■ **Aim**
All lines featuring the string "matplotlib" are to be listed.

○ ○ ○ ○

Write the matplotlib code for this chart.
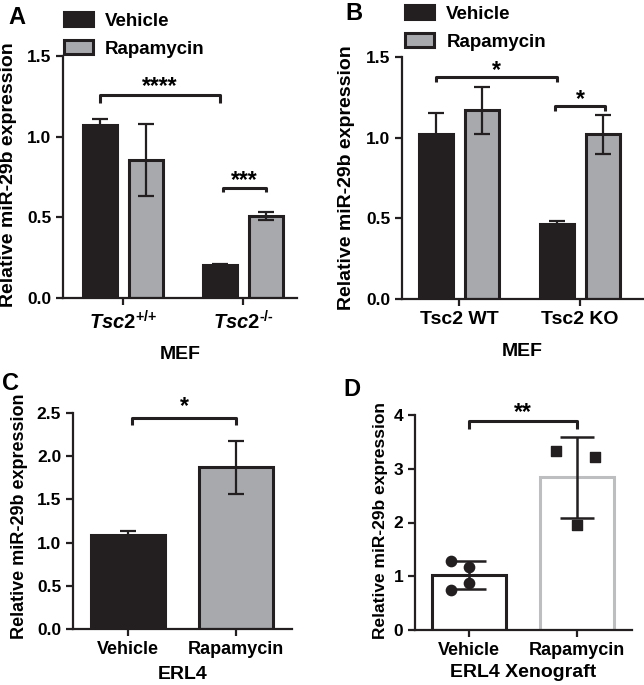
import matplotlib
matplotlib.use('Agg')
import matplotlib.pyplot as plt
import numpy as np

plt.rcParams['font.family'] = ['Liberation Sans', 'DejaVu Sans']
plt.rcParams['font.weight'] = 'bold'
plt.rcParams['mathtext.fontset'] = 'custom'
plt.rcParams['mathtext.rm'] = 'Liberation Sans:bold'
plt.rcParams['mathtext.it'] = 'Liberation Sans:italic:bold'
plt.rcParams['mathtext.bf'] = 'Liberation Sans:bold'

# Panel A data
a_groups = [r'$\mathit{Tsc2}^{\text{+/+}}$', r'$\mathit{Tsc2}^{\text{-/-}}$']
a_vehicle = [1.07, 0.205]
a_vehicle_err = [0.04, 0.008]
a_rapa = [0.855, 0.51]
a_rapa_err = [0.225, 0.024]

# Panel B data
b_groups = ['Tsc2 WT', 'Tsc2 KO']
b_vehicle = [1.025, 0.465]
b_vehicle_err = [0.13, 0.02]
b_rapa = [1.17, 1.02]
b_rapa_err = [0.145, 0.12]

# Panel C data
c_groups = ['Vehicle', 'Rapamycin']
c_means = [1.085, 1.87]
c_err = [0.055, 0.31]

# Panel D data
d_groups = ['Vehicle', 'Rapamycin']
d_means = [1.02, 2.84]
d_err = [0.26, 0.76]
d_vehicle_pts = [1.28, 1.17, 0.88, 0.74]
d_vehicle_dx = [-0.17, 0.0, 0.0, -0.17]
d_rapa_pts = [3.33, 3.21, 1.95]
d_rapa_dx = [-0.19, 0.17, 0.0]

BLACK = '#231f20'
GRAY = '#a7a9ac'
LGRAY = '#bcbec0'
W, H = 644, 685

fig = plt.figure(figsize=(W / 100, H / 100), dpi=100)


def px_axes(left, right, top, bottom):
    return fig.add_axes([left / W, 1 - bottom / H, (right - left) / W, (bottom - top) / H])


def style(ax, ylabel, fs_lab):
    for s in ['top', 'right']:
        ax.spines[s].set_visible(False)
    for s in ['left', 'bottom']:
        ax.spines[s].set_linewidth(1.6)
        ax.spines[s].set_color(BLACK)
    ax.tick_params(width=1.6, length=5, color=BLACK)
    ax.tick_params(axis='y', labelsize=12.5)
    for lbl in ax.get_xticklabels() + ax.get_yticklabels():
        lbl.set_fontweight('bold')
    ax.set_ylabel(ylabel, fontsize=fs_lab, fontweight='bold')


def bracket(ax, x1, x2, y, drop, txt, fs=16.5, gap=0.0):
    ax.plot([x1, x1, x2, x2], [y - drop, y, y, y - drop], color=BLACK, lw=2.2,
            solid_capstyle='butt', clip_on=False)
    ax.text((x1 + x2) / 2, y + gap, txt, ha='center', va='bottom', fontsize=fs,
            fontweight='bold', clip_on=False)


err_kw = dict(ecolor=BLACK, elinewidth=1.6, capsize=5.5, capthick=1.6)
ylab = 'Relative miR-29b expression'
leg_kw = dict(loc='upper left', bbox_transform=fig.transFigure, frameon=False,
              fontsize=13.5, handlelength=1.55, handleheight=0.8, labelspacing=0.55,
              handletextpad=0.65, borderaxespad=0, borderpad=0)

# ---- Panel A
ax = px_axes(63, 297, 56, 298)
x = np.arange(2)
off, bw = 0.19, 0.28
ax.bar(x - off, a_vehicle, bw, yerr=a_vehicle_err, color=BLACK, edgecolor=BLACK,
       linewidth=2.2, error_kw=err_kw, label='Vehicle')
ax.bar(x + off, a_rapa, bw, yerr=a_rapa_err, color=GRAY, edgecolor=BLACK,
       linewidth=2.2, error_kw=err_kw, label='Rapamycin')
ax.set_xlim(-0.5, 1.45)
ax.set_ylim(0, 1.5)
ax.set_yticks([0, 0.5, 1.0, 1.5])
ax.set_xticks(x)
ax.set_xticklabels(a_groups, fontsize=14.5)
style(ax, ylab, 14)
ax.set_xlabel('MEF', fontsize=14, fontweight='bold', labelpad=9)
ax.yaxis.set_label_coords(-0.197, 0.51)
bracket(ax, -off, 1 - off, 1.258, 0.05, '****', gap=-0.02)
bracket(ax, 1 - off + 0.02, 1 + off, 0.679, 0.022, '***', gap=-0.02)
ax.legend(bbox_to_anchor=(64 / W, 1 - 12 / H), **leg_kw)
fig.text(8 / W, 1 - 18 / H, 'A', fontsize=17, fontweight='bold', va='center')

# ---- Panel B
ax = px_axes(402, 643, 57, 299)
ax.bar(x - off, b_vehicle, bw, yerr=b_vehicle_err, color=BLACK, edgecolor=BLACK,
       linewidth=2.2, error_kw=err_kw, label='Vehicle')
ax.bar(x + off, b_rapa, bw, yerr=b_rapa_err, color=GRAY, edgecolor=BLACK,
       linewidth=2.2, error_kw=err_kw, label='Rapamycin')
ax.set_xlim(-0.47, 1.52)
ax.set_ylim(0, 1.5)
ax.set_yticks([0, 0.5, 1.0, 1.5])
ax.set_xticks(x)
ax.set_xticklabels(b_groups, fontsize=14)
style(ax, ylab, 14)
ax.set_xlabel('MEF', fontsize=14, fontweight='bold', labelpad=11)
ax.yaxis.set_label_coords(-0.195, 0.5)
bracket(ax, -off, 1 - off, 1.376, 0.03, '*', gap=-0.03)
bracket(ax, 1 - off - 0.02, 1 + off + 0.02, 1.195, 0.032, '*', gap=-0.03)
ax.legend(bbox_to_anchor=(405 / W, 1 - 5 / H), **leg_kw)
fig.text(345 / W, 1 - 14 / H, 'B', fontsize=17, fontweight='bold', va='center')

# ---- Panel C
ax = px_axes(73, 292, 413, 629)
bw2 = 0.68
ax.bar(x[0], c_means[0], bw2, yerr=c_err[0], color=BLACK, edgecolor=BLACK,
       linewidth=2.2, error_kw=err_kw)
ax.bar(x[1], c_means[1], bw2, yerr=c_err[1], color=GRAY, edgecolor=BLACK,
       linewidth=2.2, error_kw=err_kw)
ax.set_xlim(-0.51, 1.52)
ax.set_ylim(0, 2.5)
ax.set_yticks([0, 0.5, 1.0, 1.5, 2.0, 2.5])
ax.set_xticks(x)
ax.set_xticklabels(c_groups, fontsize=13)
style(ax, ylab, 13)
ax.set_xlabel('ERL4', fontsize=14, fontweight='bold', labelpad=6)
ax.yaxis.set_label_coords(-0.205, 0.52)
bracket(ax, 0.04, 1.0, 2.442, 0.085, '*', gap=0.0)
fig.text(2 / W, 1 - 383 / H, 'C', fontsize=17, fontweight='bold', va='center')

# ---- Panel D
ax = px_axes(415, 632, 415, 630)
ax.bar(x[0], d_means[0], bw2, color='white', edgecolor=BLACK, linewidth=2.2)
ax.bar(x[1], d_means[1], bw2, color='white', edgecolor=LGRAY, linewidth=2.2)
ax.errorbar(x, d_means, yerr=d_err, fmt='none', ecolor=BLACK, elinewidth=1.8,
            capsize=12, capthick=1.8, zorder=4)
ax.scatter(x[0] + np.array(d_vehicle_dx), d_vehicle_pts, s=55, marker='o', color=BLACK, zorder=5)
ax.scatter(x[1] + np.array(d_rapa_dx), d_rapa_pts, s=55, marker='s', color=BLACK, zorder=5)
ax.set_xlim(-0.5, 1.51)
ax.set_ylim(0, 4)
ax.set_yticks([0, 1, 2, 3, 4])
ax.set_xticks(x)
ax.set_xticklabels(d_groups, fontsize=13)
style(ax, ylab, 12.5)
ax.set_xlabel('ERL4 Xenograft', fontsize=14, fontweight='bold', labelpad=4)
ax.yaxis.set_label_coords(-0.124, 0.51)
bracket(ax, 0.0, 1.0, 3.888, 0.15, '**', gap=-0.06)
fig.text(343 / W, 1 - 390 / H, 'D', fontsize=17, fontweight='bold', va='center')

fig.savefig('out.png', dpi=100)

○ ○ ○ ○

■ **Final result**
Write the matplotlib code for this chart.
import matplotlib
matplotlib.use('Agg')
import matplotlib.pyplot as plt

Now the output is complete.